If you dust off the 1933 Montevideo Convention on the Rights and Duties of States, Article One reads: "The state as a person of international law should possess the following qualifications: (a) a permanent population; (b) a defined territory; (c) government; and (d) capacity to enter into relations with the other states." Iran fails to meet qualification (d), and has never accepted it. The signature act of the new regime was not the usual post-coup bloodletting and summary execution of the shah's mid-ranking officials but the seizure of the U.S. embassy in Tehran by "students" acting with Khomeini's blessing. Diplomatic missions are recognized as the sovereign territory of that state, and the violation thereof is an act of war. No one in Washington has to fret that Fidel Castro will bomb the U.S. Interests Section in Havana. Even in the event of an actual war, the diplomatic staff of both countries would be allowed to depart.
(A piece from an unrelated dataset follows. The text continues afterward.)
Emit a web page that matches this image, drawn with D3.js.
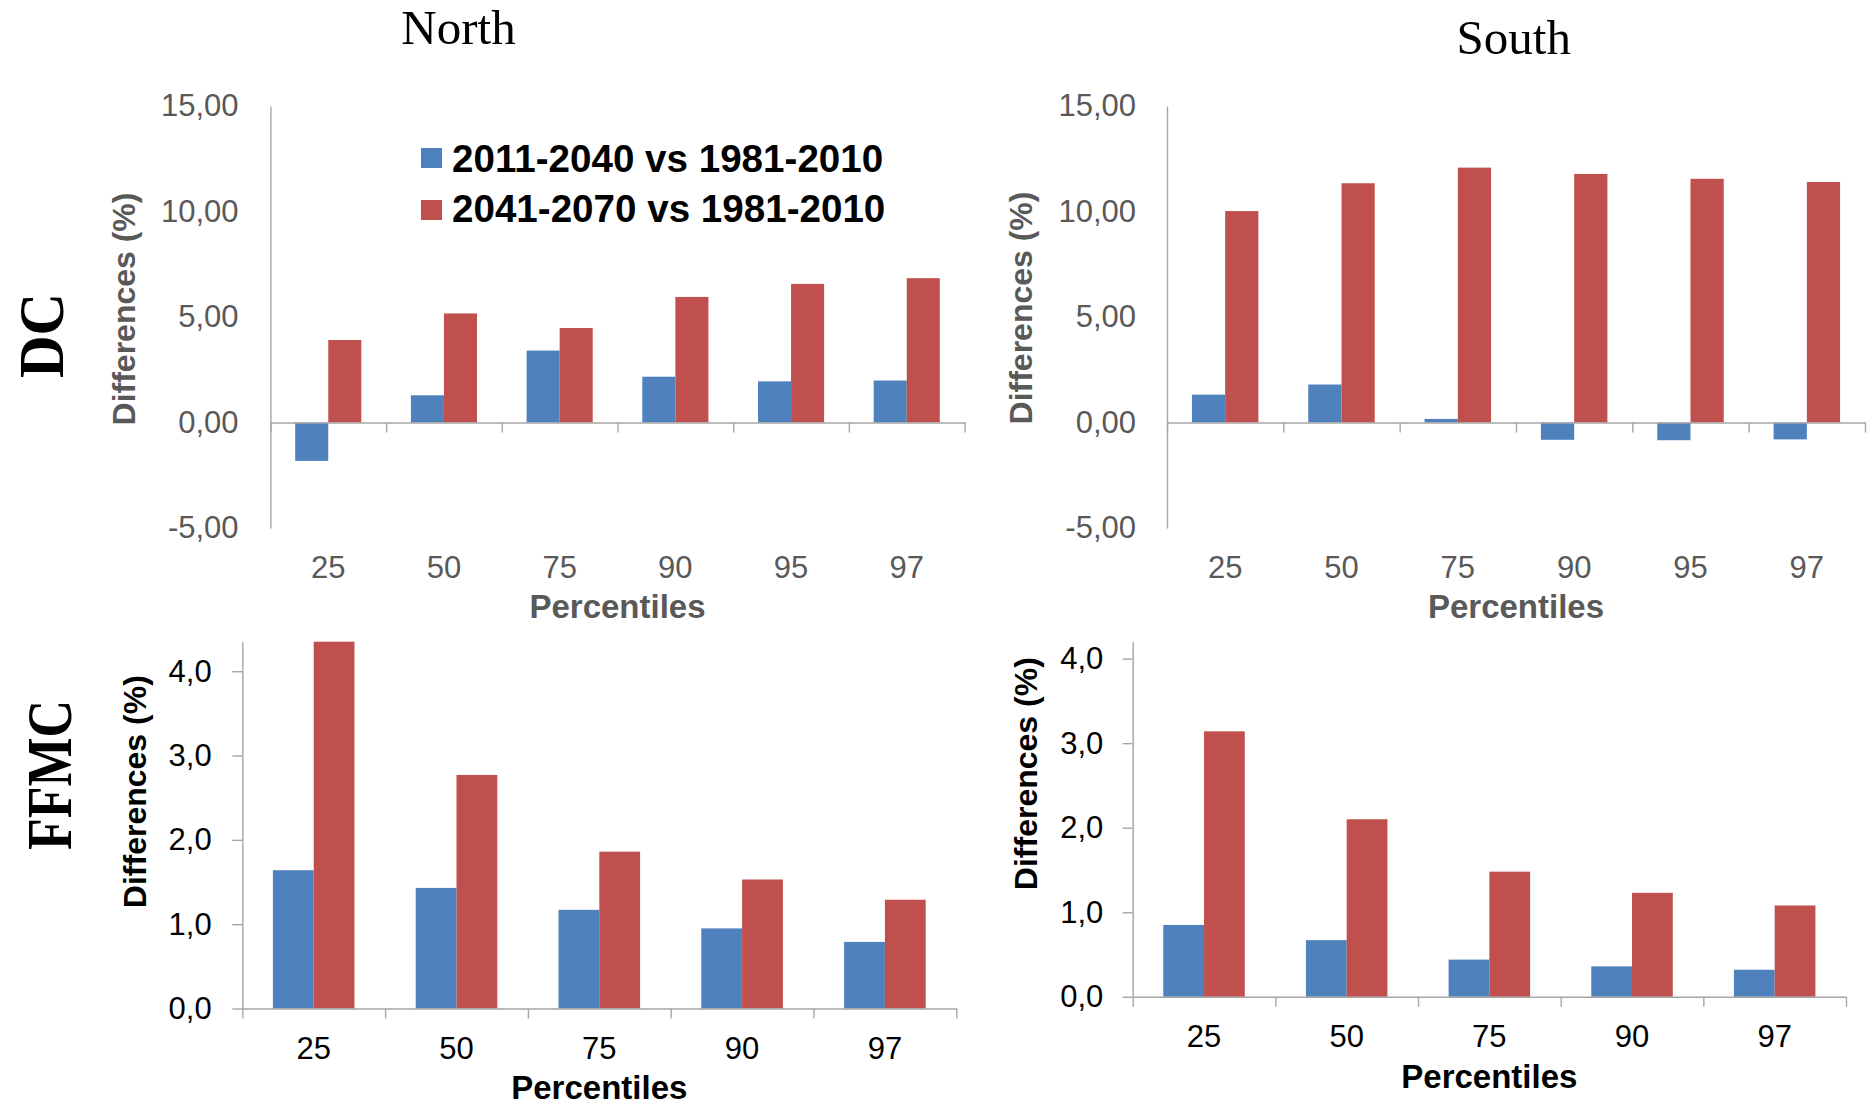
<!DOCTYPE html>
<html><head><meta charset="utf-8">
<script src="https://cdn.jsdelivr.net/npm/d3@7"></script>
<style>html,body{margin:0;padding:0;background:#fff;} svg{display:block;}</style>
</head><body>
<svg id="chart" width="1874" height="1110"></svg>
<script>
// ---------------- data ----------------
const dcPercentiles = ["25", "50", "75", "90", "95", "97"];
const ffmcPercentiles = ["25", "50", "75", "90", "97"];
const seriesNames = ["2011-2040 vs 1981-2010", "2041-2070 vs 1981-2010"];
const dcNorth2011 = [-1.82, 1.29, 3.41, 2.17, 1.95, 1.99];
const dcNorth2041 = [3.91, 5.17, 4.48, 5.95, 6.57, 6.84];
const dcSouth2011 = [1.32, 1.80, 0.17, -0.82, -0.84, -0.80];
const dcSouth2041 = [10.02, 11.34, 12.08, 11.78, 11.55, 11.40];
const ffmcNorth2011 = [1.64, 1.43, 1.17, 0.95, 0.79];
const ffmcNorth2041 = [4.35, 2.77, 1.86, 1.53, 1.29];
const ffmcSouth2011 = [0.85, 0.67, 0.44, 0.36, 0.32];
const ffmcSouth2041 = [3.14, 2.10, 1.48, 1.23, 1.08];
const dcTicks = [-5, 0, 5, 10, 15];
const ffmcTicks = [0, 1, 2, 3, 4];
const dcDomain = [-5, 15];
const ffmcNorthDomain = [0, 4.35];
const ffmcSouthDomain = [0, 4.2];
const regionTitles = ["North", "South"];
const indexTitles = ["DC", "FFMC"];
const yTitle = "Differences (%)";
const xTitle = "Percentiles";

// ---------------- styling ----------------
const colors = ["#4F81BD", "#C0504D"];
const sans = "'Liberation Sans', Arial, sans-serif";
const serif = "'Liberation Serif', 'Times New Roman', serif";
const axisColor = "#a6a6a6";

const locale = d3.formatLocale({decimal: ",", thousands: ".", grouping: [3], currency: ["", ""], minus: "-"});

const panels = [
  {cats: dcPercentiles, s: [dcNorth2011, dcNorth2041], ticks: dcTicks, domain: dcDomain, fmt: locale.format(".2f"),
   x0: 270.4, x1: 964.6, yTop: 106, yBot: 528, tickSize: 0, pad: 31.8, color: "#595959",
   xLab: 578, xTit: 618.3, yTitX: 135, yTitY: 309},
  {cats: dcPercentiles, s: [dcSouth2011, dcSouth2041], ticks: dcTicks, domain: dcDomain, fmt: locale.format(".2f"),
   x0: 1167, x1: 1865, yTop: 106, yBot: 528, tickSize: 0, pad: 31, color: "#595959",
   xLab: 578, xTit: 618.3, yTitX: 1031.7, yTitY: 308},
  {cats: ffmcPercentiles, s: [ffmcNorth2011, ffmcNorth2041], ticks: ffmcTicks, domain: ffmcNorthDomain, fmt: locale.format(".1f"),
   x0: 242.3, x1: 956.3, yTop: 641.7, yBot: 1008.5, tickSize: 10, pad: 20.6, color: "#000",
   xLab: 1058.8, xTit: 1099.2, yTitX: 146, yTitY: 791.7},
  {cats: ffmcPercentiles, s: [ffmcSouth2011, ffmcSouth2041], ticks: ffmcTicks, domain: ffmcSouthDomain, fmt: locale.format(".1f"),
   x0: 1132.7, x1: 1846, yTop: 641.7, yBot: 996.8, tickSize: 10, pad: 19.4, color: "#000",
   xLab: 1047.3, xTit: 1087.7, yTitX: 1036.7, yTitY: 773.7}
];

const svg = d3.select("#chart");
svg.append("rect").attr("width", 1874).attr("height", 1110).attr("fill", "#fff");

panels.forEach(p => {
  const g = svg.append("g");
  const x = d3.scaleBand().domain(p.cats).range([p.x0, p.x1]).paddingInner(0).paddingOuter(0);
  const W = x.bandwidth();
  const xs = d3.scaleBand().domain([0, 1]).range([W * 0.75 / 3.5, W - W * 0.75 / 3.5]);
  const y = d3.scaleLinear().domain(p.domain).range([p.yBot, p.yTop]);

  // bars
  p.s.forEach((vals, si) => {
    g.append("g").selectAll("rect").data(vals).join("rect")
      .attr("x", (d, i) => x(p.cats[i]) + xs(si))
      .attr("width", xs.bandwidth())
      .attr("y", d => Math.min(y(0), y(d)))
      .attr("height", d => Math.abs(y(d) - y(0)))
      .attr("fill", colors[si]);
  });

  // y axis
  const ya = g.append("g").attr("transform", `translate(${p.x0},0)`)
    .call(d3.axisLeft(y).tickValues(p.ticks).tickFormat(p.fmt).tickSize(p.tickSize).tickSizeOuter(0).tickPadding(p.pad));
  ya.select(".domain").attr("stroke", axisColor).attr("stroke-width", 1.4);
  ya.selectAll(".tick line").attr("stroke", axisColor).attr("stroke-width", 1.4);
  ya.selectAll(".tick text").attr("font-family", sans).attr("font-size", 31).attr("fill", p.color);

  // x axis (category boundaries)
  const xi = d3.scaleLinear().domain([0, p.cats.length]).range([p.x0, p.x1]);
  const xa = g.append("g").attr("transform", `translate(0,${y(0)})`)
    .call(d3.axisBottom(xi).tickValues(d3.range(p.cats.length + 1)).tickFormat("").tickSize(10).tickSizeOuter(0));
  xa.select(".domain").attr("stroke", axisColor).attr("stroke-width", 1.4);
  xa.selectAll(".tick line").attr("stroke", axisColor).attr("stroke-width", 1.4);

  // category labels
  g.append("g").selectAll("text").data(p.cats).join("text")
    .attr("x", d => x(d) + W / 2).attr("y", p.xLab)
    .attr("text-anchor", "middle").attr("font-family", sans).attr("font-size", 31)
    .attr("fill", p.color).text(d => d);

  // axis titles
  g.append("text").attr("x", (p.x0 + p.x1) / 2).attr("y", p.xTit)
    .attr("text-anchor", "middle").attr("font-family", sans).attr("font-size", 33)
    .attr("font-weight", "bold").attr("fill", p.color).text(xTitle);
  g.append("text").attr("transform", `translate(${p.yTitX},${p.yTitY}) rotate(-90)`)
    .attr("text-anchor", "middle").attr("font-family", sans).attr("font-size", 32)
    .attr("font-weight", "bold").attr("fill", p.color).text(yTitle);
});

// region titles
svg.append("text").attr("x", 458.5).attr("y", 43.6).attr("text-anchor", "middle")
  .attr("font-family", serif).attr("font-size", 49).attr("fill", "#000").text(regionTitles[0]);
svg.append("text").attr("x", 1513.8).attr("y", 54).attr("text-anchor", "middle")
  .attr("font-family", serif).attr("font-size", 49).attr("fill", "#000").text(regionTitles[1]);

// index titles (rotated)
svg.append("text").attr("transform", "translate(62.5,335.5) rotate(-90)").attr("text-anchor", "middle")
  .attr("font-family", serif).attr("font-weight", "bold").attr("font-size", 64)
  .attr("textLength", 85).attr("lengthAdjust", "spacingAndGlyphs").attr("fill", "#000").text(indexTitles[0]);
svg.append("text").attr("transform", "translate(70.7,775) rotate(-90)").attr("text-anchor", "middle")
  .attr("font-family", serif).attr("font-weight", "bold").attr("font-size", 64)
  .attr("textLength", 150).attr("lengthAdjust", "spacingAndGlyphs").attr("fill", "#000").text(indexTitles[1]);

// legend
const lg = svg.append("g");
seriesNames.forEach((name, i) => {
  lg.append("rect").attr("x", 421).attr("y", 148 + i * 52).attr("width", 21).attr("height", 20).attr("fill", colors[i]);
  lg.append("text").attr("x", 452).attr("y", 171.7 + i * 50).attr("font-family", sans)
    .attr("font-weight", "bold").attr("font-size", 38.6).attr("fill", "#000").text(name);
});
</script>
</body></html>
Yet Iran seized protected persons on U.S. soil and held them prisoner for over a year — ostensibly because Washington was planning to restore the shah. But the shah died and the hostages remained. And, when the deal was eventually done and the hostages were released, the sovereign territory of the United States remained in the hands of the gangster regime. Granted that during the Carter administration the Soviets were gobbling up real estate from Afghanistan to Grenada, it's significant that in this wretched era the only loss of actual U.S. territory was to the Islamists.
A little bit of seriousness earlier on make it easier to play nice later. Or, as Steyn suggests, "At hinge moments of history, there are never good and bad options, only bad and much much worse. Our options today are significantly worse because we didn't take the bad one back then."
Back when nuclear weapons were an elite club of five relatively sane world powers, your average Western progressive was convinced the planet was about to go ka-boom any minute. The mushroom cloud was one of the most familiar images in the culture, a recurring feature of novels and album covers and movie posters. There were bestselling dystopian picture books for children, in which the handful of survivors spent their last days walking in a nuclear winter wonderland. Now a state openly committed to the annihilation of a neighboring nation has nukes, and we shrug: Can't be helped. Just the way things are. One hears sophisticated arguments that perhaps the best thing is to let everyone get 'em, and then no one will use them. And if Iran's head of state happens to threaten to wipe Israel off the map, we should understand that this is a rhetorical stylistic device that's part of the Persian oral narrative tradition, and it would be a grossly Eurocentric misinterpretation to take it literally.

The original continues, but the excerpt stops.